Exercise description:
List each line of the data in which the string "this" appears.

Information provided:

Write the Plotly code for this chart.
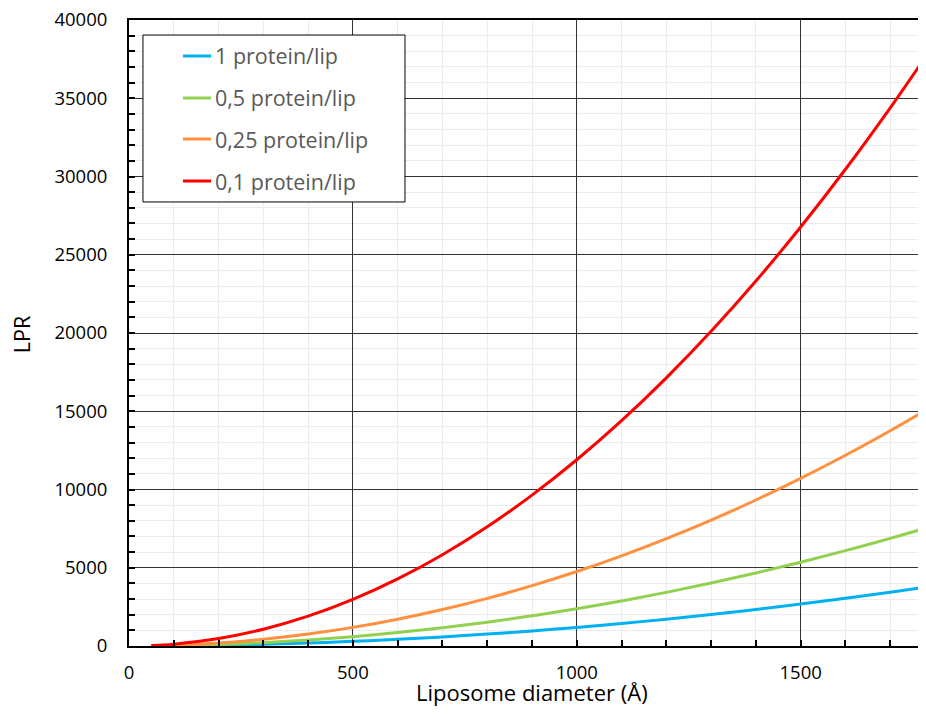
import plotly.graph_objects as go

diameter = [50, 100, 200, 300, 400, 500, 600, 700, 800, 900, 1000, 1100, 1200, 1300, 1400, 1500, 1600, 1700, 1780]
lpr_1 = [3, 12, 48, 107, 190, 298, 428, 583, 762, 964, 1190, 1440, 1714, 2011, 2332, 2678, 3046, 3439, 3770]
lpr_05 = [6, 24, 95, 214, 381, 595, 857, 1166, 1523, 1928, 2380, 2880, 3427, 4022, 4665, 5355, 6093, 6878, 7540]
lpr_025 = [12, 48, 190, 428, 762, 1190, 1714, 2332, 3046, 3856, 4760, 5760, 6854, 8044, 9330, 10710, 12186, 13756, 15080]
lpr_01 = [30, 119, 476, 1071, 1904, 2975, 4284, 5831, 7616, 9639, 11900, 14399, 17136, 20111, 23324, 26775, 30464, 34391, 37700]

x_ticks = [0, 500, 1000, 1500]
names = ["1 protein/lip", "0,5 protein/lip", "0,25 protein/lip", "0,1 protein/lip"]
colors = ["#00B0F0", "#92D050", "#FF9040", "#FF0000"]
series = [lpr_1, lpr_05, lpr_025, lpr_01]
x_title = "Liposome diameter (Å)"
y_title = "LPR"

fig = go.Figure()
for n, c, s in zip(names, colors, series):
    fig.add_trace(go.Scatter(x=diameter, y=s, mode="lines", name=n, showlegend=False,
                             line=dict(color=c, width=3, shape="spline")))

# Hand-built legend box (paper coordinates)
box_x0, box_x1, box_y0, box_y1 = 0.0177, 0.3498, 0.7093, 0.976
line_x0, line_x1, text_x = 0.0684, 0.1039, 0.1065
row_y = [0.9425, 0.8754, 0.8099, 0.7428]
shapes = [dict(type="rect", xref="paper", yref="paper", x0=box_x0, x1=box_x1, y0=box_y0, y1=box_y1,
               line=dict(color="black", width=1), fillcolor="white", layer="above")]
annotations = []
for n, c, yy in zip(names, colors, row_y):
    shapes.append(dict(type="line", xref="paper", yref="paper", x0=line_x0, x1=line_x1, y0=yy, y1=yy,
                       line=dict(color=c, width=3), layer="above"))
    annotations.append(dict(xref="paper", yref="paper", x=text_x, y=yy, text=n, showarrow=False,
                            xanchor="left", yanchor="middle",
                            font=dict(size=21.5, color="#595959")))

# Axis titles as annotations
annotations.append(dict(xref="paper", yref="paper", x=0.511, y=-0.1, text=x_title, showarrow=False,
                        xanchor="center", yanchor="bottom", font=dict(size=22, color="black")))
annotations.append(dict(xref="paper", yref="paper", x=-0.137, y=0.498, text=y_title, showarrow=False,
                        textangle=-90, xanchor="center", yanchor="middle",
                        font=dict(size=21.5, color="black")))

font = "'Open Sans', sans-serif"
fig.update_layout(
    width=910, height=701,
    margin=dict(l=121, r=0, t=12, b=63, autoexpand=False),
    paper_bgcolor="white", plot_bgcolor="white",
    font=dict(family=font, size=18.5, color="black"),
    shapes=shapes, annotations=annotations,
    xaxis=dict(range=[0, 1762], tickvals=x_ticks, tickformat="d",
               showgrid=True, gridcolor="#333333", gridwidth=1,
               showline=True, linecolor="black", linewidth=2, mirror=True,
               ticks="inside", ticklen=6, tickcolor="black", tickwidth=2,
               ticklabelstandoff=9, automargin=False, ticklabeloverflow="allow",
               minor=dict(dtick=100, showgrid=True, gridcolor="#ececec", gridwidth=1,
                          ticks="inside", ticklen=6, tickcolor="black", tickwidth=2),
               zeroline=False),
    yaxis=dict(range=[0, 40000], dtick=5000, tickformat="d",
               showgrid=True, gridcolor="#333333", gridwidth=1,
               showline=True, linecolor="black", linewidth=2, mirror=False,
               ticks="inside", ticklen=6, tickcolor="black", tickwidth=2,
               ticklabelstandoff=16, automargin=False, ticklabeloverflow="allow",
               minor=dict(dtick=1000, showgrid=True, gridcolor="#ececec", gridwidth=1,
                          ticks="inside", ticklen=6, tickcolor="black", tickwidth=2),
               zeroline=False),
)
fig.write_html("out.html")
...
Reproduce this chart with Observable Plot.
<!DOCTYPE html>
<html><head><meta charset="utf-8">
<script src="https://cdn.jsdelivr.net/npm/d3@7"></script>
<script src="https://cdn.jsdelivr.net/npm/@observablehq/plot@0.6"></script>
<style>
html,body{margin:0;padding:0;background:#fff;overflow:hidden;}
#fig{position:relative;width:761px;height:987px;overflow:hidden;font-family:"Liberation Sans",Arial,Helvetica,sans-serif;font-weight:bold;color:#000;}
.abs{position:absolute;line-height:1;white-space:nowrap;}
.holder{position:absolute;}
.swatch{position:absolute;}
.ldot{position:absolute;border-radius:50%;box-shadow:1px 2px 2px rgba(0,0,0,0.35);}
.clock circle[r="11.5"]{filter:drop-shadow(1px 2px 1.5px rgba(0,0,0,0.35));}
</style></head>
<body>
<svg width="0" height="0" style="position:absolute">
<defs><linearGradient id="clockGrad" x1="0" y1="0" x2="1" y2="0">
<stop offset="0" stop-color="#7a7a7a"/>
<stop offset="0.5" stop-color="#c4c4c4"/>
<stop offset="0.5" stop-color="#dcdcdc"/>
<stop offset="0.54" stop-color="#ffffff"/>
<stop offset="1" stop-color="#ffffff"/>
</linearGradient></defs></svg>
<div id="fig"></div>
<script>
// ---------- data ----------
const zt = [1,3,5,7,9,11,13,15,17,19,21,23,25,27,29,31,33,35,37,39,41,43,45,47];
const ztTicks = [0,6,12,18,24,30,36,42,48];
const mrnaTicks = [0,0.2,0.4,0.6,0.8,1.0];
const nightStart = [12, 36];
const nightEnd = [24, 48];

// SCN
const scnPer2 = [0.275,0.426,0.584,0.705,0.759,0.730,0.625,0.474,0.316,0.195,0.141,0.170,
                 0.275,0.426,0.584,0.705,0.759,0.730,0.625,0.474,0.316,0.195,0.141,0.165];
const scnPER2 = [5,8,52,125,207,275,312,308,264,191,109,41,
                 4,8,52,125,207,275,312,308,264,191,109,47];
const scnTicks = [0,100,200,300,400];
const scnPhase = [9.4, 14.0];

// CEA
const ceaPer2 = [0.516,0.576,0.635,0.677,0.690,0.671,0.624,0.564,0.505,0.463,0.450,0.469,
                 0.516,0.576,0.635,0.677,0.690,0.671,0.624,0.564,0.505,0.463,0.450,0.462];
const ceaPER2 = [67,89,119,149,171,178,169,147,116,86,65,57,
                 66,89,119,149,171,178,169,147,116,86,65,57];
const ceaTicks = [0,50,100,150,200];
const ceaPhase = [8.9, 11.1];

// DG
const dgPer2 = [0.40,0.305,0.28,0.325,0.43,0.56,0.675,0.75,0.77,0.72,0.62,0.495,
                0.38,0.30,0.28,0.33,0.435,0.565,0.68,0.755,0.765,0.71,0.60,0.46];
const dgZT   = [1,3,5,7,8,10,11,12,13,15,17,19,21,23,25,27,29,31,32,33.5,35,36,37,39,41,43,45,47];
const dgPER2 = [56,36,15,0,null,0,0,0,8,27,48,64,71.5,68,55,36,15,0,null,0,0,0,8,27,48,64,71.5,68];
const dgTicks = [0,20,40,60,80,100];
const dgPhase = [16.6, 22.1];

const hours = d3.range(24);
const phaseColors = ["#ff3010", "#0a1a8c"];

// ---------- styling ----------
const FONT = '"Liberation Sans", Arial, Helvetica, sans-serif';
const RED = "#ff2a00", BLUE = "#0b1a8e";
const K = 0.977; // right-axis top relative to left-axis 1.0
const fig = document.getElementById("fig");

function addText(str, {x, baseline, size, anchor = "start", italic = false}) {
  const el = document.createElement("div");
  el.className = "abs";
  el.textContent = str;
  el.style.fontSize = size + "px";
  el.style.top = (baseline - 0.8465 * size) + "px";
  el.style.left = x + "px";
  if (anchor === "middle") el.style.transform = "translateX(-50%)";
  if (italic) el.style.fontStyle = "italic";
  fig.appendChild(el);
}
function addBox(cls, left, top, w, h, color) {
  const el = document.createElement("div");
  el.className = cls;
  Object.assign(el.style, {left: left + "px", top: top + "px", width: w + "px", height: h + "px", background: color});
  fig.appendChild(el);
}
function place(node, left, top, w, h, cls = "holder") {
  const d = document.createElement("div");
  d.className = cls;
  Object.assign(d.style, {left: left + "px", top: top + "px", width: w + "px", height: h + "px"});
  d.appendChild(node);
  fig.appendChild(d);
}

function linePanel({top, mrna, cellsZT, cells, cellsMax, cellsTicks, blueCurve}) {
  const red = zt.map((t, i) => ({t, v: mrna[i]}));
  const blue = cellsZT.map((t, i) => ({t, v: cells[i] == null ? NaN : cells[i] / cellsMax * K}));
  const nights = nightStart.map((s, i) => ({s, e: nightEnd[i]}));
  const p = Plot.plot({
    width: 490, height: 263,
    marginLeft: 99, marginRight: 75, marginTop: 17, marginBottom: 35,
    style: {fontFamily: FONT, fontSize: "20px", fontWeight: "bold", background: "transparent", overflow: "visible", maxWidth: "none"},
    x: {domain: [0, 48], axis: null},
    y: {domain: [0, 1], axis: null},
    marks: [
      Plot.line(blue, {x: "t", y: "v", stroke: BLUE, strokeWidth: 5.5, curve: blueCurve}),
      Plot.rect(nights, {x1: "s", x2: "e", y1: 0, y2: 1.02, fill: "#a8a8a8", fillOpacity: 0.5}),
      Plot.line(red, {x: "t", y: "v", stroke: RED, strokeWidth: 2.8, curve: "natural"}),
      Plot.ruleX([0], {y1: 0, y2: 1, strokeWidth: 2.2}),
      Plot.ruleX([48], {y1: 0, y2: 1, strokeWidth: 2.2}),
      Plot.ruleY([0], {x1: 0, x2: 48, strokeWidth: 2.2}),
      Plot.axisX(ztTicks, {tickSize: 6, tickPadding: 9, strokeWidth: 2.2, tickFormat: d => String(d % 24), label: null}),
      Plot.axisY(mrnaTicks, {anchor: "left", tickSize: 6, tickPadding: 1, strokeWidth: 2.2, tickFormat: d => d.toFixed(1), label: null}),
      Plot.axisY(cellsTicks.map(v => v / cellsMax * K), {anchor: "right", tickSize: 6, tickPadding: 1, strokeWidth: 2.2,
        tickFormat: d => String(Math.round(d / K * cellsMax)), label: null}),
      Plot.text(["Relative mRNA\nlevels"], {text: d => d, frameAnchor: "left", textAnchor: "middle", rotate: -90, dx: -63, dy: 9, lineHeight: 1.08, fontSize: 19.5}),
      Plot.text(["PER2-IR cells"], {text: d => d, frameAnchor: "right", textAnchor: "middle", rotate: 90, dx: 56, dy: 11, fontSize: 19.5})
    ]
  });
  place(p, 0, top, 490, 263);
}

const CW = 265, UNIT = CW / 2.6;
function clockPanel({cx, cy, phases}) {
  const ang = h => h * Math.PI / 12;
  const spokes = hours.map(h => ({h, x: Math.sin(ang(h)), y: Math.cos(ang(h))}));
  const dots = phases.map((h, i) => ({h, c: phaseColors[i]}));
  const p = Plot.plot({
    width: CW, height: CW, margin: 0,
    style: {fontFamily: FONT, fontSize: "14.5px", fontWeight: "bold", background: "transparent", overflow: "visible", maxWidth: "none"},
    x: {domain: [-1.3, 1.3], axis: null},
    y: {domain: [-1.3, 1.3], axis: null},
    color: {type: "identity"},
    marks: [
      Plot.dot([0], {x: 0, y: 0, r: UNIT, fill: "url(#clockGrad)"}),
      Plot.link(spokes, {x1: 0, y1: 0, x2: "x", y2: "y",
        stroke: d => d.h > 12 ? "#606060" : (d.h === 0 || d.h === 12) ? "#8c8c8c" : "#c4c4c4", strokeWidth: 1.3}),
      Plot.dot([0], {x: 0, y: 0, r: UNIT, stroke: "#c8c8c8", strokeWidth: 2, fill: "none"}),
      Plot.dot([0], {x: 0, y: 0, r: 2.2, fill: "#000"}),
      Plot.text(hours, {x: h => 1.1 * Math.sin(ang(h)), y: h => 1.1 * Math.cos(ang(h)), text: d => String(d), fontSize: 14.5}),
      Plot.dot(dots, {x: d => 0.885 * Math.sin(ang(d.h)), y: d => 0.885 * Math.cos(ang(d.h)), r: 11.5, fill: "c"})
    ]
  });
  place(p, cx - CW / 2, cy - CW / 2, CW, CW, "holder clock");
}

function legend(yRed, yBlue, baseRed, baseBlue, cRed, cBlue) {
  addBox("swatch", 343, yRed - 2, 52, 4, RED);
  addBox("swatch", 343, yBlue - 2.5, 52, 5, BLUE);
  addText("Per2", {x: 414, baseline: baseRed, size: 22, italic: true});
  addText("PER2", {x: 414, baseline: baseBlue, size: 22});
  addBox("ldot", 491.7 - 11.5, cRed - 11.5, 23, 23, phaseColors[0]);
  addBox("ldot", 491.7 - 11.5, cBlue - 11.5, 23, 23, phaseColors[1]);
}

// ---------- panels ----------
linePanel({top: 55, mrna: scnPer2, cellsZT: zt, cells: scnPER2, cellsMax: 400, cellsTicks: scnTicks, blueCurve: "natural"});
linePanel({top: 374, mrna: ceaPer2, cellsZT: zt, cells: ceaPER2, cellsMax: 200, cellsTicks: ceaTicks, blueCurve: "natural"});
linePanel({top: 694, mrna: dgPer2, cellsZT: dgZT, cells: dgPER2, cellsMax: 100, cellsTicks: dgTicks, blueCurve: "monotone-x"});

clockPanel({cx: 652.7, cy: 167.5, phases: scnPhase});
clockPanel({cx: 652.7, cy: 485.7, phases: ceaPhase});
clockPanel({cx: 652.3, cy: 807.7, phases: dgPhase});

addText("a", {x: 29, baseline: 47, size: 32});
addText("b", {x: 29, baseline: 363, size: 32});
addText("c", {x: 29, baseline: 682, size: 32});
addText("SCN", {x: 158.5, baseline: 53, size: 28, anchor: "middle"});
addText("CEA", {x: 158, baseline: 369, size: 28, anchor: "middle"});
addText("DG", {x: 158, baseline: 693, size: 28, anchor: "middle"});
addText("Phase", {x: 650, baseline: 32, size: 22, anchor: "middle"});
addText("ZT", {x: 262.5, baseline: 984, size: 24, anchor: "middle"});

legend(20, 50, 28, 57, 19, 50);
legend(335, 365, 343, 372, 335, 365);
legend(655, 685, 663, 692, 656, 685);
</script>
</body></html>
* * *
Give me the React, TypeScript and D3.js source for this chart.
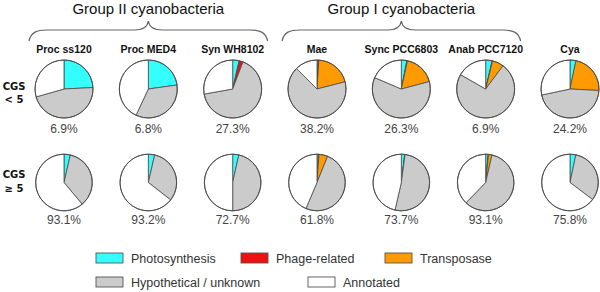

Exercise result:
Write the Plotly code for this chart.
Reproduce this chart with Observable Plot.
Give me the React, TypeScript and D3.js source for this chart.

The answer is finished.